Sample size must be adequate to detect your hypothesized effect with sufficient statistical power (typically 80% or higher) while controlling false positive rates (alpha = .05). Larger effect sizes require fewer participants; smaller effects require larger samples. Underpowered studies are likely to miss true effects and can produce spurious significant findings through noise; overpowered studies waste resources on unnecessary precision.
From your study of effect size and statistical power, you know that power is the probability of detecting a true effect when it exists. Power is a function of four quantities that are mathematically locked together: sample size (N), effect size (d or f or r), alpha (the false positive threshold), and power (1 - β, the false negative threshold). Fix any three of these and the fourth is determined. A power analysis is simply solving this equation: given an expected effect size, a desired power level (usually .80), and a chosen alpha (.05), what N do you need?

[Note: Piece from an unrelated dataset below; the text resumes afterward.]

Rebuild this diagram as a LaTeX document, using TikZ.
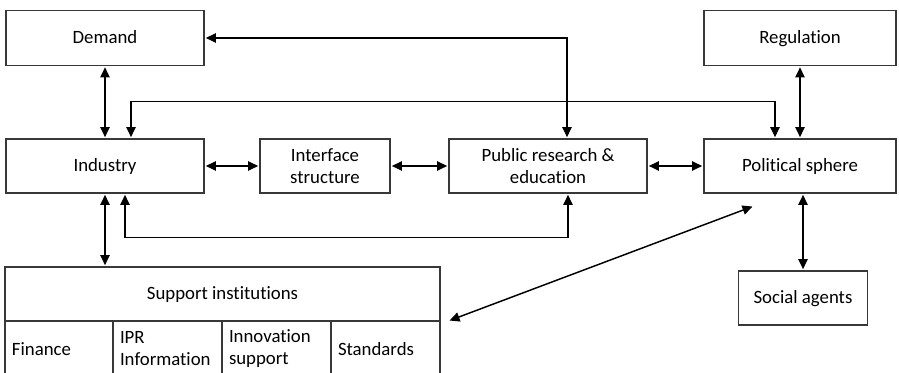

The most common practical challenge is specifying the expected effect size before the study. Three sources help: prior literature (what effect size did similar studies find?), meta-analyses of the domain (what is the average effect?), and theoretical constraints (is there a smallest effect that would be scientifically or practically meaningful?). The most important rule is to be conservative: small effects require much larger samples than researchers intuitively expect. A small effect by Cohen's conventions (d = 0.2) requires roughly 394 participants per group to achieve 80% power at α = .05. Researchers who budget for 30 participants per group are planning to be underpowered for anything smaller than a large effect.

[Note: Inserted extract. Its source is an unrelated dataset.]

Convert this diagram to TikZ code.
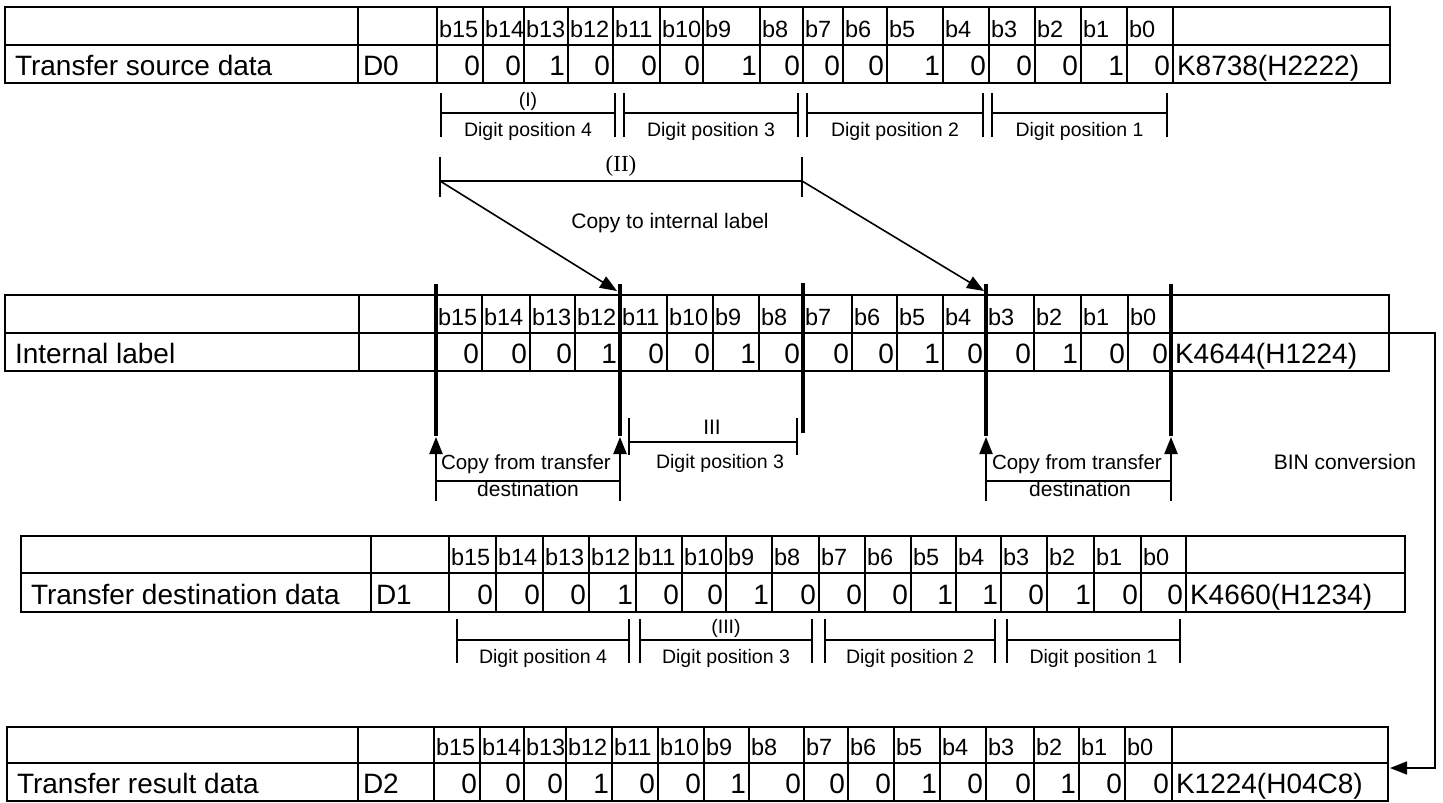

Underpowering has two separate harms that are often conflated. The obvious harm is missing a real effect — a false negative, Type II error. The less obvious harm is that significant results from underpowered studies are *more likely to be false positives*. This is the winner's curse: to reach significance in a noisy small-N study, a random effect estimate must be inflated above the true population value. The published significant findings from underpowered studies therefore tend to overestimate effect sizes, and replication attempts with more appropriate samples fail — which is a major driver of the replication crisis. Overpowering, by contrast, is a waste of resources and an ethical issue in studies with invasive procedures or deception, but it does not distort the literature in the same way.

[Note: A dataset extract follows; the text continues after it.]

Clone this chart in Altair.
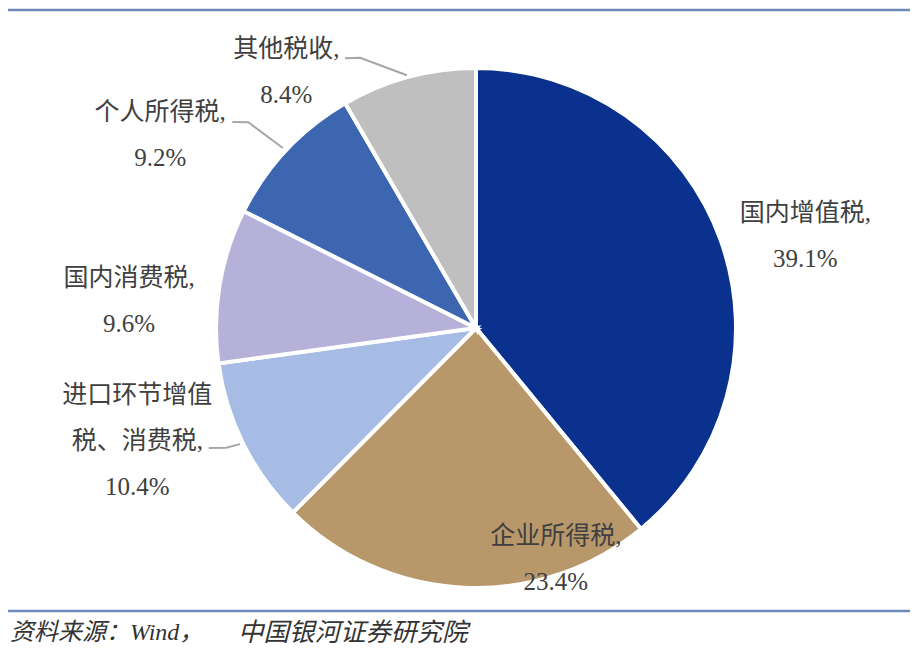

In practice, sample size planning begins with the most specific possible research question — from your prerequisite concept — because the statistical test you plan to use determines which power analysis formula applies. A two-sample t-test, a one-way ANOVA with 4 groups, and a correlation test have different power functions. Tools like G*Power (free software) implement these calculations for dozens of test families. Document your power analysis in your preregistration: your expected effect size and its source, your desired power, your alpha, and your resulting N. This creates accountability for decisions made before data collection, and makes the study's sensitivity (the smallest effect it could realistically detect) transparent to readers.